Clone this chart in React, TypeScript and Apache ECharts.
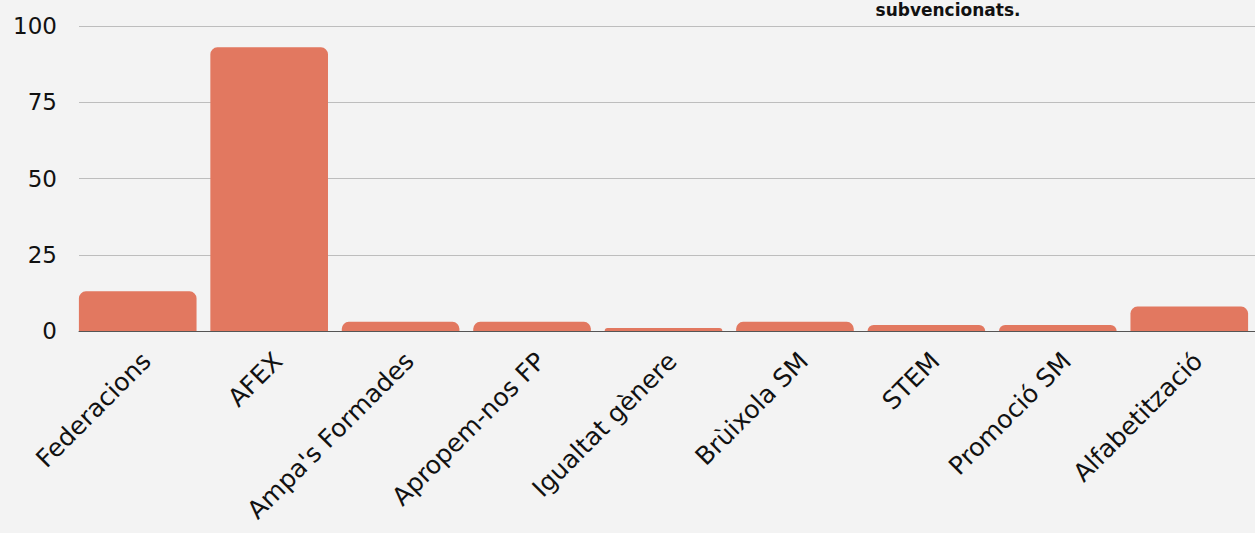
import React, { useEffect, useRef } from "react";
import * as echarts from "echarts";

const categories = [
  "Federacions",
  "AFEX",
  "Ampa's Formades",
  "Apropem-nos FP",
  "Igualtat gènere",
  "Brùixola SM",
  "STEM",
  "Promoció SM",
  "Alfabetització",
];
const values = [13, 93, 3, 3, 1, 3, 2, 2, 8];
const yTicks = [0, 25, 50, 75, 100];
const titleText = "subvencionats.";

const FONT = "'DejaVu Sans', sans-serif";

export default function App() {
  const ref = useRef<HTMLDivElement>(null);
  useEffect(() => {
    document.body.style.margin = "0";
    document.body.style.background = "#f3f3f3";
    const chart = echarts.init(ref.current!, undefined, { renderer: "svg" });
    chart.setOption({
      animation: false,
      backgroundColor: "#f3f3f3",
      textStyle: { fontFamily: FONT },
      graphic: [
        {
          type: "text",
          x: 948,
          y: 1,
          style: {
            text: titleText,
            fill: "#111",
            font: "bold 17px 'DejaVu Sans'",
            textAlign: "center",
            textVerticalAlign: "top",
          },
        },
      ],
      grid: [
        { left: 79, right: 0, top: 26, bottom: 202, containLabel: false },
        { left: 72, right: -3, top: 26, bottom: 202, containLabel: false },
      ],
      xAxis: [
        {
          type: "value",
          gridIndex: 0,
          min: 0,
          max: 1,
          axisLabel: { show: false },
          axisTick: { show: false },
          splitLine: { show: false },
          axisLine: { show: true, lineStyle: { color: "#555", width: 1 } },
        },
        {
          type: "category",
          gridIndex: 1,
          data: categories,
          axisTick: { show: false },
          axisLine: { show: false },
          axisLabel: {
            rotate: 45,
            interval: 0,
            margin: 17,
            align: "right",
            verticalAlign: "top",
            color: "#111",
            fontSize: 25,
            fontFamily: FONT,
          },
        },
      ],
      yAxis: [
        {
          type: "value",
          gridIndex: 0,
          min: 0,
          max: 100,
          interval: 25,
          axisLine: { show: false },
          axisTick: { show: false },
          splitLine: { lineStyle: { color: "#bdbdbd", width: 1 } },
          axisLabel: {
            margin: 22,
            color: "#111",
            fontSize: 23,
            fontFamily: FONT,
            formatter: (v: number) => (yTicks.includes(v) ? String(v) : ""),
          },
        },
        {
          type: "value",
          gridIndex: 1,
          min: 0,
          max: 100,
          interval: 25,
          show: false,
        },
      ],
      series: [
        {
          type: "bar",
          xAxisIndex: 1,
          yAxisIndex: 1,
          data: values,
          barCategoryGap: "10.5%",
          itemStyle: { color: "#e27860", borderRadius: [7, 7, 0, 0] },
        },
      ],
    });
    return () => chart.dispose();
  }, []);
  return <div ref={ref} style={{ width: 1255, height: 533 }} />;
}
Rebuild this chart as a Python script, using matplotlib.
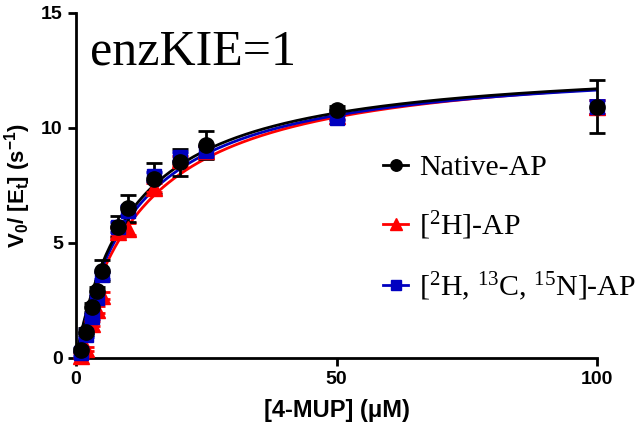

:::::

-- Task --
Transcribe all the lines above exactly, apart from the pictures.

-- Worked answer --
Clone this chart in React, TypeScript and Apache ECharts.
import React, { useEffect, useRef } from "react";
import * as echarts from "echarts";

const categories = [
  "Federacions",
  "AFEX",
  "Ampa's Formades",
  "Apropem-nos FP",
  "Igualtat gènere",
  "Brùixola SM",
  "STEM",
  "Promoció SM",
  "Alfabetització",
];
const values = [13, 93, 3, 3, 1, 3, 2, 2, 8];
const yTicks = [0, 25, 50, 75, 100];
const titleText = "subvencionats.";

const FONT = "'DejaVu Sans', sans-serif";

export default function App() {
  const ref = useRef<HTMLDivElement>(null);
  useEffect(() => {
    document.body.style.margin = "0";
    document.body.style.background = "#f3f3f3";
    const chart = echarts.init(ref.current!, undefined, { renderer: "svg" });
    chart.setOption({
      animation: false,
      backgroundColor: "#f3f3f3",
      textStyle: { fontFamily: FONT },
      graphic: [
        {
          type: "text",
          x: 948,
          y: 1,
          style: {
            text: titleText,
            fill: "#111",
            font: "bold 17px 'DejaVu Sans'",
            textAlign: "center",
            textVerticalAlign: "top",
          },
        },
      ],
      grid: [
        { left: 79, right: 0, top: 26, bottom: 202, containLabel: false },
        { left: 72, right: -3, top: 26, bottom: 202, containLabel: false },
      ],
      xAxis: [
        {
          type: "value",
          gridIndex: 0,
          min: 0,
          max: 1,
          axisLabel: { show: false },
          axisTick: { show: false },
          splitLine: { show: false },
          axisLine: { show: true, lineStyle: { color: "#555", width: 1 } },
        },
        {
          type: "category",
          gridIndex: 1,
          data: categories,
          axisTick: { show: false },
          axisLine: { show: false },
          axisLabel: {
            rotate: 45,
            interval: 0,
            margin: 17,
            align: "right",
            verticalAlign: "top",
            color: "#111",
            fontSize: 25,
            fontFamily: FONT,
          },
        },
      ],
      yAxis: [
        {
          type: "value",
          gridIndex: 0,
          min: 0,
          max: 100,
          interval: 25,
          axisLine: { show: false },
          axisTick: { show: false },
          splitLine: { lineStyle: { color: "#bdbdbd", width: 1 } },
          axisLabel: {
            margin: 22,
            color: "#111",
            fontSize: 23,
            fontFamily: FONT,
            formatter: (v: number) => (yTicks.includes(v) ? String(v) : ""),
          },
        },
        {
          type: "value",
          gridIndex: 1,
          min: 0,
          max: 100,
          interval: 25,
          show: false,
        },
      ],
      series: [
        {
          type: "bar",
          xAxisIndex: 1,
          yAxisIndex: 1,
          data: values,
          barCategoryGap: "10.5%",
          itemStyle: { color: "#e27860", borderRadius: [7, 7, 0, 0] },
        },
      ],
    });
    return () => chart.dispose();
  }, []);
  return <div ref={ref} style={{ width: 1255, height: 533 }} />;
}
Rebuild this chart as a Python script, using matplotlib.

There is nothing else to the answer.